Problem requirements: Report, as a bare number, how many lines contain the string "this".

+++ Material for the task +++

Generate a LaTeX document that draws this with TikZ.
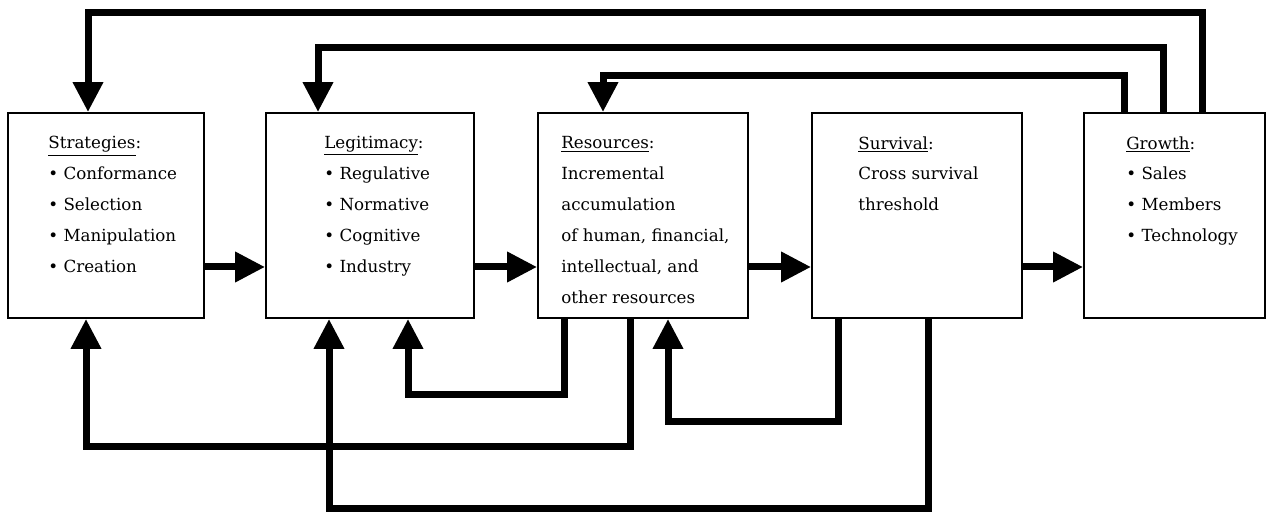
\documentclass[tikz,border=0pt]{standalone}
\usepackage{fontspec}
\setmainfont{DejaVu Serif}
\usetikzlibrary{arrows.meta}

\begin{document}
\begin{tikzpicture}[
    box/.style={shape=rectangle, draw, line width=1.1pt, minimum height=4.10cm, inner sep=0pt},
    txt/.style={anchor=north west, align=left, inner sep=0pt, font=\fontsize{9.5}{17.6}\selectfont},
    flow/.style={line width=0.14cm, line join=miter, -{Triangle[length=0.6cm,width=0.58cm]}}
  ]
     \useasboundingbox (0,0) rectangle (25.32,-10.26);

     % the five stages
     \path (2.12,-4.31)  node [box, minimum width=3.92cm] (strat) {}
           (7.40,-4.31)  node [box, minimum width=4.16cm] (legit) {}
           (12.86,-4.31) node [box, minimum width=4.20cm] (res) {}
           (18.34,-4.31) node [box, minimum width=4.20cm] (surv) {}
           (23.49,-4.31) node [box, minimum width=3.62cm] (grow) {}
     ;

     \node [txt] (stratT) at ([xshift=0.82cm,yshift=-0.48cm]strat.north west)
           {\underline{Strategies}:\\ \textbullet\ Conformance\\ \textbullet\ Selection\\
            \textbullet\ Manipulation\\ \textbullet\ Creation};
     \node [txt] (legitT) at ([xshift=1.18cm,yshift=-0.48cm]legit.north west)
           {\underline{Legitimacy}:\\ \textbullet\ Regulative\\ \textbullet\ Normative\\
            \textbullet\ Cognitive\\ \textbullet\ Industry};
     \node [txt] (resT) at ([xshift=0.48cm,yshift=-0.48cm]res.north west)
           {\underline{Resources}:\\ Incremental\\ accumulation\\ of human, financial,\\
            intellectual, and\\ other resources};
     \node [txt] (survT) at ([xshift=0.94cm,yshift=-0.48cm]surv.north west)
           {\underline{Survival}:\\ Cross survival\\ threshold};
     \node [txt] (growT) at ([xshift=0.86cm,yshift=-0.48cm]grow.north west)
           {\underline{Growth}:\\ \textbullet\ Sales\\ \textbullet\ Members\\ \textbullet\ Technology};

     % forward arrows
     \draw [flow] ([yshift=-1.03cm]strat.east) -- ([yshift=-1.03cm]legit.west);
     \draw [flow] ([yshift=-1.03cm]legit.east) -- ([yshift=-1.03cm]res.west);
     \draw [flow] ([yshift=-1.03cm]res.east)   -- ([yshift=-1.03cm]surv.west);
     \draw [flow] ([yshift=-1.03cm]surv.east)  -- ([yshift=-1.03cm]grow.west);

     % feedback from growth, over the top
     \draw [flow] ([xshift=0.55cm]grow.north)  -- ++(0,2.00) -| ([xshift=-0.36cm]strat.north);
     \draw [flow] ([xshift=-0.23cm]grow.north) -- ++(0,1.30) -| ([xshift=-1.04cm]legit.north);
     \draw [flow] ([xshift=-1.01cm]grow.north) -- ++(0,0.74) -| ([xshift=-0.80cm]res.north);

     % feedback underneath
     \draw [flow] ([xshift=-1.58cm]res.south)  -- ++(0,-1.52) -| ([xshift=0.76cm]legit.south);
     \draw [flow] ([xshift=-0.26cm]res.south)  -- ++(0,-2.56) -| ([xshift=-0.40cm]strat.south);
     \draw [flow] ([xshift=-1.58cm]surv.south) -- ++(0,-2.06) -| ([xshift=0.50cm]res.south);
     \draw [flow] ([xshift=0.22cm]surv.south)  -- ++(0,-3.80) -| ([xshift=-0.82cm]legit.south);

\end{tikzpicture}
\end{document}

+++
+++ Material for the task +++

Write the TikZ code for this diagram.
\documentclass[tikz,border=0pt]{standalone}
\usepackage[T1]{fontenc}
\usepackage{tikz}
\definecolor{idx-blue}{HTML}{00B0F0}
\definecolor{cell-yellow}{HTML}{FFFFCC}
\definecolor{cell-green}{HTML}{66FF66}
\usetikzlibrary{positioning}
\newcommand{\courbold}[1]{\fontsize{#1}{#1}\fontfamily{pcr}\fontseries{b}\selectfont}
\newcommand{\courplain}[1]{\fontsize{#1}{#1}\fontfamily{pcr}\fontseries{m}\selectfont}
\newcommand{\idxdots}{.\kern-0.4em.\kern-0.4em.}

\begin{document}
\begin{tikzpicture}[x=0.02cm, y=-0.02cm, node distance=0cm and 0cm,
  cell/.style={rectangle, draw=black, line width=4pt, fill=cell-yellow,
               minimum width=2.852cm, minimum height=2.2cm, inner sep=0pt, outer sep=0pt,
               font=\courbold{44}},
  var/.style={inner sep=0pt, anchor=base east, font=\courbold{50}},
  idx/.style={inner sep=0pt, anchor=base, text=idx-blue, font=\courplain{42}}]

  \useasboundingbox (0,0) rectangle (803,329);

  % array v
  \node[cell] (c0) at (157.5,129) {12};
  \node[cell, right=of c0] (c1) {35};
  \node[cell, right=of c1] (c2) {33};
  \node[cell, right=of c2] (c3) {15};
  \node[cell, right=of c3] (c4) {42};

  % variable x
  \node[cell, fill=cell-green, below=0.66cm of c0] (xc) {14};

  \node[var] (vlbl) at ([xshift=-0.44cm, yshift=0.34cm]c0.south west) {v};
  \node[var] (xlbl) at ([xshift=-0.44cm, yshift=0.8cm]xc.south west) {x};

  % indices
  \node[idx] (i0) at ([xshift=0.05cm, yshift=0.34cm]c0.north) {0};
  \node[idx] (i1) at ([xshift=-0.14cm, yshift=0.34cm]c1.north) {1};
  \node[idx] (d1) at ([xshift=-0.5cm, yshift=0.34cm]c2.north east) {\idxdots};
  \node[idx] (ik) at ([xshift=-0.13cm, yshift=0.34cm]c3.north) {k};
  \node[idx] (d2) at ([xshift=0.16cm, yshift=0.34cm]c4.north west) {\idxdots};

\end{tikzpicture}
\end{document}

+++

Output of the exercise: 2